You are somewhere public, trying to complete a simple task. Perhaps you are eating in a Dennys. Perhaps you are buying something at Costco. Perhaps you are just driving along on the highway. Then it happens:
Some
stupid moron causes a problem. They put their trivial life ahead of your own existence, and as a result they move, however briefly, from the position of 'faceless
drone' to 'obstacle'.
The waiter messes up your order. You can't get a refill of coffee because they're "too busy", despite the fact that the restaurant is empty. Some jerk cuts you off with their cart and there's no way around them now. That asshole who is coming up on your tail, flashing his brights, decides to cut around you on the
right at about 90 mph just as you start signaling to get out of his way, and he honks wildly as though you're the one endangering everyone on the road.

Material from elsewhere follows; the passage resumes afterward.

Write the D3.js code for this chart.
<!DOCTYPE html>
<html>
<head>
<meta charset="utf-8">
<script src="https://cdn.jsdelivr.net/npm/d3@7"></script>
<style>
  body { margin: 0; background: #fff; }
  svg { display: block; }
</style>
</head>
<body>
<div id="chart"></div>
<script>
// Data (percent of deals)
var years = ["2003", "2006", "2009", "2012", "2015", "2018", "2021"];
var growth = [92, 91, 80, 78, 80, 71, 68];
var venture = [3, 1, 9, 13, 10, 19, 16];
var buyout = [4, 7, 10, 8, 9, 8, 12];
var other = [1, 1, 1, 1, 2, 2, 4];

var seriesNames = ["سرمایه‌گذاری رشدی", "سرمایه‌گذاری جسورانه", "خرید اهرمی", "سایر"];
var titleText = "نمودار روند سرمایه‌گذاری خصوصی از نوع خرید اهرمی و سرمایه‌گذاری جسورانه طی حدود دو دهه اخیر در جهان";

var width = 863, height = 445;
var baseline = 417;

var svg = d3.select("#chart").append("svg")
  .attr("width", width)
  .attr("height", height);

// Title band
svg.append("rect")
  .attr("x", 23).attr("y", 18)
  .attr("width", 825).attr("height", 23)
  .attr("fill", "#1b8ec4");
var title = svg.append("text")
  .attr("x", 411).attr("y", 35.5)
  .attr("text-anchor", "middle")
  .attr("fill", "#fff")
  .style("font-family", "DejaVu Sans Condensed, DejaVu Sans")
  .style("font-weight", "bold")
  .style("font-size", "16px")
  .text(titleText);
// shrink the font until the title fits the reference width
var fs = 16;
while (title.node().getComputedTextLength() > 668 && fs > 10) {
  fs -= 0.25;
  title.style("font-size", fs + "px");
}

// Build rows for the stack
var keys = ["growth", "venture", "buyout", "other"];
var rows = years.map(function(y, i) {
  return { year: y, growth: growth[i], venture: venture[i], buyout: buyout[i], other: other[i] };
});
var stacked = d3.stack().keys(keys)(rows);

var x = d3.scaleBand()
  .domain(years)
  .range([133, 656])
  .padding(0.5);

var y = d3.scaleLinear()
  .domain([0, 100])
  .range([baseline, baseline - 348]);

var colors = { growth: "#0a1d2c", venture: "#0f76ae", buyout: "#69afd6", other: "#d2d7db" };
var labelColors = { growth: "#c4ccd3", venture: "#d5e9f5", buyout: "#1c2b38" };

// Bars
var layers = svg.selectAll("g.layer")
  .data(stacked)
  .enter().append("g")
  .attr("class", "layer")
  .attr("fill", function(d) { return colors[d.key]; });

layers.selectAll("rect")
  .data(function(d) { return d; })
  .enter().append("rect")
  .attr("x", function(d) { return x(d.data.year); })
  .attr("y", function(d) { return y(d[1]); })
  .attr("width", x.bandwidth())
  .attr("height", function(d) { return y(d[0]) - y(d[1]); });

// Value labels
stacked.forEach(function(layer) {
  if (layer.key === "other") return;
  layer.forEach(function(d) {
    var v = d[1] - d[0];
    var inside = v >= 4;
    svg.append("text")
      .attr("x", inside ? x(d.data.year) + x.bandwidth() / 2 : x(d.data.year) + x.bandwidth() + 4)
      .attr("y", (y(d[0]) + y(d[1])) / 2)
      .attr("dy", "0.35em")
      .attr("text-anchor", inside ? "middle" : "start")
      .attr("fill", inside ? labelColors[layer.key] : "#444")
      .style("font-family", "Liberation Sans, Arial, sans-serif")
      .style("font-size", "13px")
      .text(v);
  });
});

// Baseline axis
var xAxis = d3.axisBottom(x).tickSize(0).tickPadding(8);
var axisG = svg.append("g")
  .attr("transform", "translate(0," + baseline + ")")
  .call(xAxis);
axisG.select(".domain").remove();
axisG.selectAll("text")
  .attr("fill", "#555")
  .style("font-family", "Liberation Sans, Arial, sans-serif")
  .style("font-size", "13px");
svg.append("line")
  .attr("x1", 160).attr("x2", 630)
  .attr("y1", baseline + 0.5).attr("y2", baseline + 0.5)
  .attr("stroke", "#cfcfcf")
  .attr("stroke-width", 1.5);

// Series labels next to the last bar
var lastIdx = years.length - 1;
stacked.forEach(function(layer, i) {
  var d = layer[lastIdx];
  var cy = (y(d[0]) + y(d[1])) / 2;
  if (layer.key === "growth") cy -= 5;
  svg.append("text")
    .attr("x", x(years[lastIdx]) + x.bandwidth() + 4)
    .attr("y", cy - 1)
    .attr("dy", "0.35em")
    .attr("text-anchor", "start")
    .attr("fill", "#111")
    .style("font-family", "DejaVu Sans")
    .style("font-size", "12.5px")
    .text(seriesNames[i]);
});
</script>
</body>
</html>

And you think to yourself: This
person must die.
The Scorched Earth Party is here to tell you: Yeah. Go for it.
Here at the Scorched Earth Party, we are dedicated to a few simple principles:
* that the concept of "life is sacred" is the best
joke we've heard this year.
* that nothing satisfies like clubbing some moron to
death with a lead pipe.
* that you can
never get laid enough.
* that the world will continue to deteriorate until 90% of its population is eliminated.
True
happiness will never be yours unless you rise up with
us. Join the 10% with the lead pipes. Help save the world through
random,
messy violence, and then wallow in carnal pleasure among the ruins.